* _What the task requires_: Reproduce the lines of the material exactly, excluding every image.

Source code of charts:
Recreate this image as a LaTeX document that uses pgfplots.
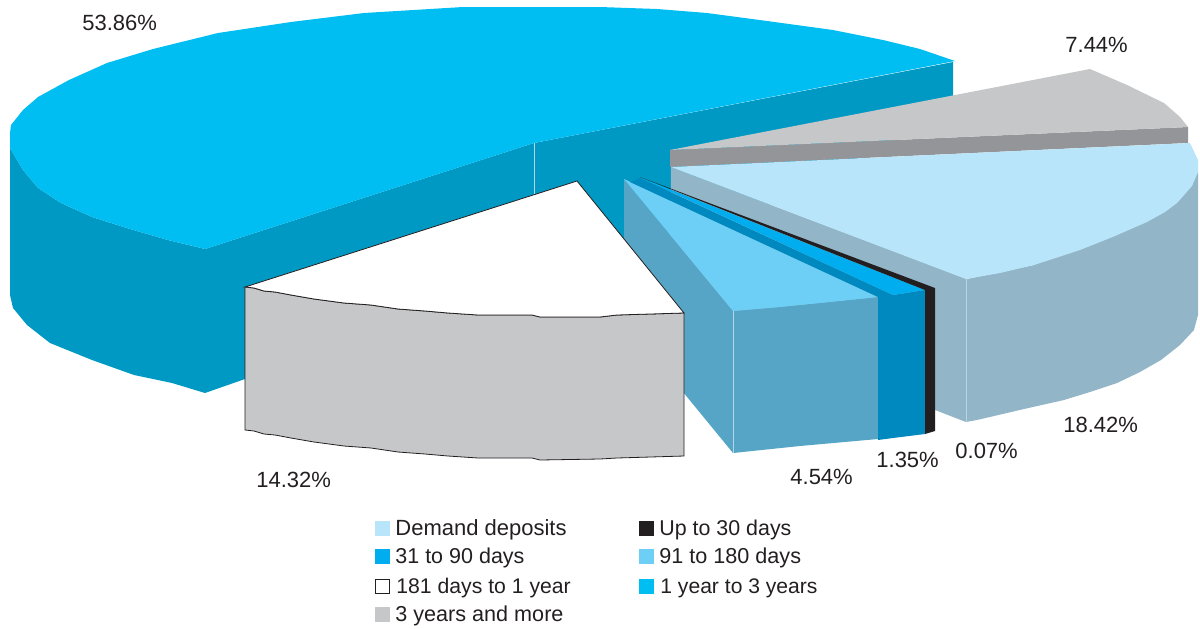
\documentclass[border=0pt]{standalone}
\usepackage{fontspec}
\setmainfont{Liberation Sans}
\usepackage{pgfplots}
\pgfplotsset{compat=1.18}
\definecolor{cTopBig}{HTML}{00BDF2}
\definecolor{cSideBig}{HTML}{0099C3}
\definecolor{cDemand}{HTML}{B9E5FB}
\definecolor{cDemandS}{HTML}{93B5C8}
\definecolor{cGrey}{HTML}{C6C7C9}
\definecolor{cGreyS}{HTML}{939598}
\definecolor{cMid}{HTML}{6DCFF6}
\definecolor{cMidS}{HTML}{56A5C6}
\definecolor{cBright}{HTML}{00AEEF}
\definecolor{cBrightS}{HTML}{0089BF}
\definecolor{cBlack}{HTML}{231F20}
\definecolor{cHair}{HTML}{B5D5E2}
\tikzset{lab/.style={anchor=base west, inner sep=0pt, font=\fontsize{11}{13}\selectfont, text=cBlack},
  fs/.style={font=\fontsize{#1}{13}\selectfont}}
\begin{document}
\begin{tikzpicture}
\begin{axis}[
  scale only axis, width=600pt, height=314pt,
  xmin=0, xmax=1200, ymin=0, ymax=628, y dir=reverse,
  hide axis, clip=false,
  every axis plot/.append style={draw=none, line width=0pt, mark=none},
]
\path (axis cs:0,0) -- (axis cs:1200,628);
% 1 year to 3 years: side
\addplot[fill=cSideBig] coordinates {(10,148)(10,295)(13,308)(27,325)(50,343)(92,360)(134,375)(172,383)(205,393)(245,379)(534,287)(625,270)(670,260)(953,107)(953,62)(534,143)(205,249)(168,240)(130,229)(92,217)(61,203)(38,188)(23,170)} --cycle;
% 1 year to 3 years: top
\addplot[fill=cTopBig] coordinates {(10,133)(10,148)(23,170)(38,188)(61,203)(92,217)(130,229)(168,240)(205,249)(534,143)(955,61)(920,49)(883,40)(833,30)(767,21)(707,13)(657,9)(600,7)(463,7)(364,13)(291,22)(218,33)(153,49)(107,63)(69,80)(38,97)(23,110)(11,125)} --cycle;
\addplot[draw=cHair, line width=0.3pt, forget plot] coordinates {(534,143)(534,195)};
% 3 years and more
\addplot[fill=cGreyS] coordinates {(670,150)(1188,127)(1188,143)(670,167)} --cycle;
\addplot[fill=cGrey] coordinates {(670,150)(1090,69)(1127,85)(1164,103)(1180,117)(1188,127)} --cycle;
% Demand deposits
\addplot[fill=cDemandS] coordinates {(671,167)(967,279)(1034,265)(1198,172)(1198,315)(1194,330)(1180,345)(1161,360)(1140,372)(1117,383)(1090,392)(1064,400)(1024,409)(977,420)(966,422)(935,410)(670,285)} --cycle;
\addplot[fill=cDemand] coordinates {(671,167)(966,279)(1000,273)(1034,265)(1080,250)(1115,236)(1147,222)(1165,212)(1177,203)(1192,186)(1198,172)(1198,160)(1190,143)} --cycle;
\addplot[draw=cHair, line width=0.3pt] coordinates {(966,279)(966,422)};
% 91 to 180 days
\addplot[fill=cMidS] coordinates {(624,179)(733,311)(733,453)(624,320)} --cycle;
\addplot[fill=cMidS] coordinates {(733,311)(780,307)(878,297)(878,439)(800,446)(733,453)} --cycle;
\addplot[fill=cMid] coordinates {(624,179)(733,311)(780,307)(830,302)(878,297)} --cycle;
\addplot[draw=cHair, line width=0.3pt] coordinates {(733,311)(733,453)};
% 31 to 90 days
\addplot[fill=cBrightS] coordinates {(640,178)(893,295)(893,438)(878,440)(878,297)(630,182)} --cycle;
\addplot[fill=cBrightS] coordinates {(893,295)(925,290)(925,434)(893,438)} --cycle;
\addplot[fill=cBright] coordinates {(641,178)(893,295)(925,290)} --cycle;
% Up to 30 days
\addplot[fill=cBlack] coordinates {(640,177)(935,288)(935,431)(925,434)(925,290)} --cycle;
% 181 days to 1 year
\addplot[fill=cGrey, draw=cBlack, line width=0.4pt] coordinates {(245,287)(254,288)(264,291)(275,292)(291,295)(314,299)(344,303)(371,305)(398,309)(425,311)(448,313)(478,315)(532,315)(540,317)(600,317)(617,315)(684,313)(684,456)(617,458)(600,459)(540,460)(532,458)(478,458)(448,456)(425,454)(398,452)(371,448)(344,446)(314,442)(291,438)(275,435)(264,434)(254,431)(245,430)} --cycle;
\addplot[fill=white, draw=cBlack, line width=0.4pt] coordinates {(577,181)(684,313)(617,315)(600,317)(540,317)(532,315)(478,315)(448,313)(425,311)(398,309)(371,305)(344,303)(314,299)(291,295)(275,292)(264,291)(254,288)(245,287)} --cycle;
% value labels
\node[lab] at (axis cs:82,30) {53.86\%};
\node[lab] at (axis cs:1065,52) {7.44\%};
\node[lab] at (axis cs:1063,432) {18.42\%};
\node[lab] at (axis cs:955,458) {0.07\%};
\node[lab] at (axis cs:876,467) {1.35\%};
\node[lab] at (axis cs:790,484) {4.54\%};
\node[lab] at (axis cs:256,487) {14.32\%};
% legend
\addplot[fill=cDemand] coordinates {(375,521)(390,521)(390,536)(375,536)} --cycle;
\addplot[fill=cBlack] coordinates {(639,521)(654,521)(654,536)(639,536)} --cycle;
\addplot[fill=cBright] coordinates {(375,549)(390,549)(390,564)(375,564)} --cycle;
\addplot[fill=cMid] coordinates {(639,549)(654,549)(654,564)(639,564)} --cycle;
\addplot[fill=white, draw=cBlack, line width=0.4pt] coordinates {(375.5,579.5)(389.5,579.5)(389.5,593.5)(375.5,593.5)} --cycle;
\addplot[fill=cTopBig] coordinates {(639,579)(654,579)(654,594)(639,594)} --cycle;
\addplot[fill=cGrey] coordinates {(375,607)(390,607)(390,622)(375,622)} --cycle;
\node[lab] at (axis cs:395,535) {Demand deposits};
\node[lab,fs=10.7] at (axis cs:659,535) {Up to 30 days};
\node[lab,fs=10.75] at (axis cs:395,563) {31 to 90 days};
\node[lab,fs=10.8] at (axis cs:659,563) {91 to 180 days};
\node[lab,fs=10.6] at (axis cs:396,593) {181 days to 1 year};
\node[lab,fs=10.55] at (axis cs:660,593) {1 year to 3 years};
\node[lab,fs=10.8] at (axis cs:395,621) {3 years and more};
\end{axis}
\end{tikzpicture}
\end{document}
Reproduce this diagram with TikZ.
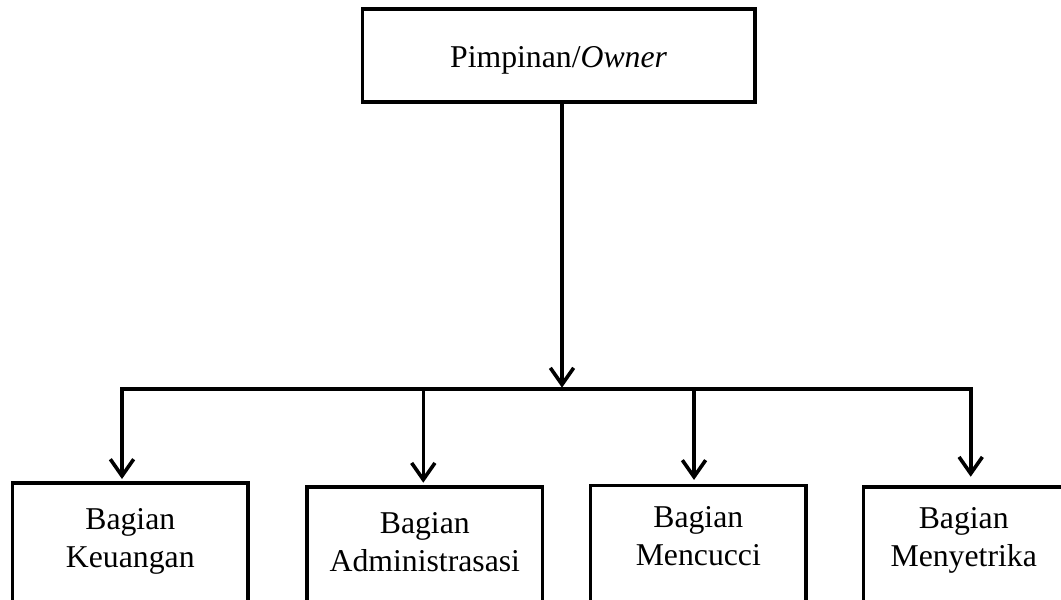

* _Solution below_:
Recreate this image as a LaTeX document that uses pgfplots.
\documentclass[border=0pt]{standalone}
\usepackage{fontspec}
\setmainfont{Liberation Sans}
\usepackage{pgfplots}
\pgfplotsset{compat=1.18}
\definecolor{cTopBig}{HTML}{00BDF2}
\definecolor{cSideBig}{HTML}{0099C3}
\definecolor{cDemand}{HTML}{B9E5FB}
\definecolor{cDemandS}{HTML}{93B5C8}
\definecolor{cGrey}{HTML}{C6C7C9}
\definecolor{cGreyS}{HTML}{939598}
\definecolor{cMid}{HTML}{6DCFF6}
\definecolor{cMidS}{HTML}{56A5C6}
\definecolor{cBright}{HTML}{00AEEF}
\definecolor{cBrightS}{HTML}{0089BF}
\definecolor{cBlack}{HTML}{231F20}
\definecolor{cHair}{HTML}{B5D5E2}
\tikzset{lab/.style={anchor=base west, inner sep=0pt, font=\fontsize{11}{13}\selectfont, text=cBlack},
  fs/.style={font=\fontsize{#1}{13}\selectfont}}
\begin{document}
\begin{tikzpicture}
\begin{axis}[
  scale only axis, width=600pt, height=314pt,
  xmin=0, xmax=1200, ymin=0, ymax=628, y dir=reverse,
  hide axis, clip=false,
  every axis plot/.append style={draw=none, line width=0pt, mark=none},
]
\path (axis cs:0,0) -- (axis cs:1200,628);
% 1 year to 3 years: side
\addplot[fill=cSideBig] coordinates {(10,148)(10,295)(13,308)(27,325)(50,343)(92,360)(134,375)(172,383)(205,393)(245,379)(534,287)(625,270)(670,260)(953,107)(953,62)(534,143)(205,249)(168,240)(130,229)(92,217)(61,203)(38,188)(23,170)} --cycle;
% 1 year to 3 years: top
\addplot[fill=cTopBig] coordinates {(10,133)(10,148)(23,170)(38,188)(61,203)(92,217)(130,229)(168,240)(205,249)(534,143)(955,61)(920,49)(883,40)(833,30)(767,21)(707,13)(657,9)(600,7)(463,7)(364,13)(291,22)(218,33)(153,49)(107,63)(69,80)(38,97)(23,110)(11,125)} --cycle;
\addplot[draw=cHair, line width=0.3pt, forget plot] coordinates {(534,143)(534,195)};
% 3 years and more
\addplot[fill=cGreyS] coordinates {(670,150)(1188,127)(1188,143)(670,167)} --cycle;
\addplot[fill=cGrey] coordinates {(670,150)(1090,69)(1127,85)(1164,103)(1180,117)(1188,127)} --cycle;
% Demand deposits
\addplot[fill=cDemandS] coordinates {(671,167)(967,279)(1034,265)(1198,172)(1198,315)(1194,330)(1180,345)(1161,360)(1140,372)(1117,383)(1090,392)(1064,400)(1024,409)(977,420)(966,422)(935,410)(670,285)} --cycle;
\addplot[fill=cDemand] coordinates {(671,167)(966,279)(1000,273)(1034,265)(1080,250)(1115,236)(1147,222)(1165,212)(1177,203)(1192,186)(1198,172)(1198,160)(1190,143)} --cycle;
\addplot[draw=cHair, line width=0.3pt] coordinates {(966,279)(966,422)};
% 91 to 180 days
\addplot[fill=cMidS] coordinates {(624,179)(733,311)(733,453)(624,320)} --cycle;
\addplot[fill=cMidS] coordinates {(733,311)(780,307)(878,297)(878,439)(800,446)(733,453)} --cycle;
\addplot[fill=cMid] coordinates {(624,179)(733,311)(780,307)(830,302)(878,297)} --cycle;
\addplot[draw=cHair, line width=0.3pt] coordinates {(733,311)(733,453)};
% 31 to 90 days
\addplot[fill=cBrightS] coordinates {(640,178)(893,295)(893,438)(878,440)(878,297)(630,182)} --cycle;
\addplot[fill=cBrightS] coordinates {(893,295)(925,290)(925,434)(893,438)} --cycle;
\addplot[fill=cBright] coordinates {(641,178)(893,295)(925,290)} --cycle;
% Up to 30 days
\addplot[fill=cBlack] coordinates {(640,177)(935,288)(935,431)(925,434)(925,290)} --cycle;
% 181 days to 1 year
\addplot[fill=cGrey, draw=cBlack, line width=0.4pt] coordinates {(245,287)(254,288)(264,291)(275,292)(291,295)(314,299)(344,303)(371,305)(398,309)(425,311)(448,313)(478,315)(532,315)(540,317)(600,317)(617,315)(684,313)(684,456)(617,458)(600,459)(540,460)(532,458)(478,458)(448,456)(425,454)(398,452)(371,448)(344,446)(314,442)(291,438)(275,435)(264,434)(254,431)(245,430)} --cycle;
\addplot[fill=white, draw=cBlack, line width=0.4pt] coordinates {(577,181)(684,313)(617,315)(600,317)(540,317)(532,315)(478,315)(448,313)(425,311)(398,309)(371,305)(344,303)(314,299)(291,295)(275,292)(264,291)(254,288)(245,287)} --cycle;
% value labels
\node[lab] at (axis cs:82,30) {53.86\%};
\node[lab] at (axis cs:1065,52) {7.44\%};
\node[lab] at (axis cs:1063,432) {18.42\%};
\node[lab] at (axis cs:955,458) {0.07\%};
\node[lab] at (axis cs:876,467) {1.35\%};
\node[lab] at (axis cs:790,484) {4.54\%};
\node[lab] at (axis cs:256,487) {14.32\%};
% legend
\addplot[fill=cDemand] coordinates {(375,521)(390,521)(390,536)(375,536)} --cycle;
\addplot[fill=cBlack] coordinates {(639,521)(654,521)(654,536)(639,536)} --cycle;
\addplot[fill=cBright] coordinates {(375,549)(390,549)(390,564)(375,564)} --cycle;
\addplot[fill=cMid] coordinates {(639,549)(654,549)(654,564)(639,564)} --cycle;
\addplot[fill=white, draw=cBlack, line width=0.4pt] coordinates {(375.5,579.5)(389.5,579.5)(389.5,593.5)(375.5,593.5)} --cycle;
\addplot[fill=cTopBig] coordinates {(639,579)(654,579)(654,594)(639,594)} --cycle;
\addplot[fill=cGrey] coordinates {(375,607)(390,607)(390,622)(375,622)} --cycle;
\node[lab] at (axis cs:395,535) {Demand deposits};
\node[lab,fs=10.7] at (axis cs:659,535) {Up to 30 days};
\node[lab,fs=10.75] at (axis cs:395,563) {31 to 90 days};
\node[lab,fs=10.8] at (axis cs:659,563) {91 to 180 days};
\node[lab,fs=10.6] at (axis cs:396,593) {181 days to 1 year};
\node[lab,fs=10.55] at (axis cs:660,593) {1 year to 3 years};
\node[lab,fs=10.8] at (axis cs:395,621) {3 years and more};
\end{axis}
\end{tikzpicture}
\end{document}
Reproduce this diagram with TikZ.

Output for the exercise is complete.